Tropical Storm Irene and October's nor'easter left many gravestones at Killingworth's historic Union District Cemetery buried under storm debris.

 

Crews will soon begin repairs at a historic Killingworth cemetery damaged during last year's hurricane-spawned tropical storm and snowstorm that respectively ruined Labor Day and Halloween.

The project has been deferred until after the end of the school year, according to Killingworth First Selectman Cathy Iino, because it requires a short closing of Roast Meat Hill Road, north of Route 80, where the Union District Cemetery was laid out in 1738. The approximately 600 graves at the cemetery include those of Native Americans from the colonial period and veterans of the French & Indian War.

The Federal Emergency Management Agency (FEMA) is providing 75 percent of the money to remove the two massive trees that fell on the site, as well as for the restoration of gravestones by a conservator approved by the agency.

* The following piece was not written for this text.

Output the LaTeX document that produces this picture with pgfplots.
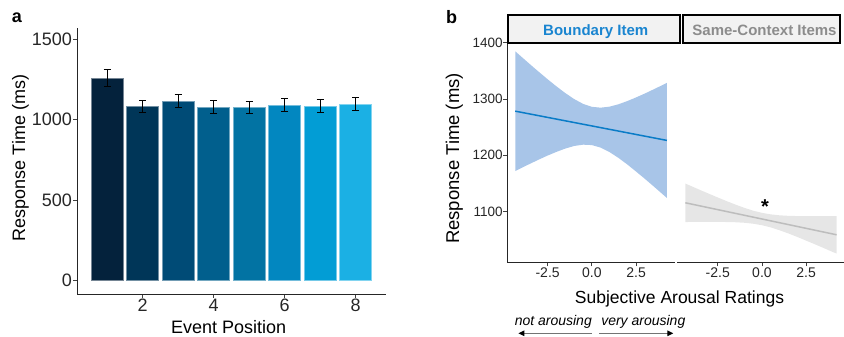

FEMA estimates the maximum cost of the project to be $74,950. The agency estimates its maximum reimbursement, funneled to the town through the State Department of Emergency Services and Public Protection, at $56,213.

FEMA dispatched specialists from its Region 1 Environmental & Historic Preservaton Office, based in Boston, to assess damage to the cemetery and mitigate the impact of repairs on historic headstones. The damage was the result of an extraordinary one-two metorological punch. The first blow, delivered by , brought down the trunk of a twin Norwegian spruce, with a diameter of almost five feet, that came to rest on its branches and the ground, including headstones. The snow brought down a similarly huge old oak . The number of headstones damaged cannot be determined until the trees are removed, but may be as many as 60.

Iselin Tree Experts, which provided a low bid of $7,240, will remove the trees. Smedley Company will operate the crane at $1,980 for one day, with the possible addition of $1,280 for a telehandler, a peice of equipment used for loading. The fee for the outdoor sculpture conservator — approved individuals are used by the State Historic Preservation Office — is $150 an hour.

In one sense, Killingworth caught a break when it obtained federal aid for the repairs. Cemeteries in most states, historic or not, are privately owned and ineligible for the funding assistance, says Jack Sullivan, FEMA's regional environmental officer. Many historic cemeteries in Connecticut and elsewhere in New England are municipally owned, as is Union District, the oldest cemetery in the town. Thus, it is elegible for aid from FEMA.

FEMA's Environmental & Historic Preservation Office's mission is to ensure that work done by the agency adheres to federal laws protecting historic places and endangered species. "We inspect and approve the work," says Jean McDonough, FEMA official in charge of the project.

If bones are disturbed during the operation, the State Archaeologist must be notified. And speaking of bones, those of a notorious Killingworth murderess are said to lie in the cemetery: Mrs. Higgins who cut the throats of her three children in 1779. Best let her lie.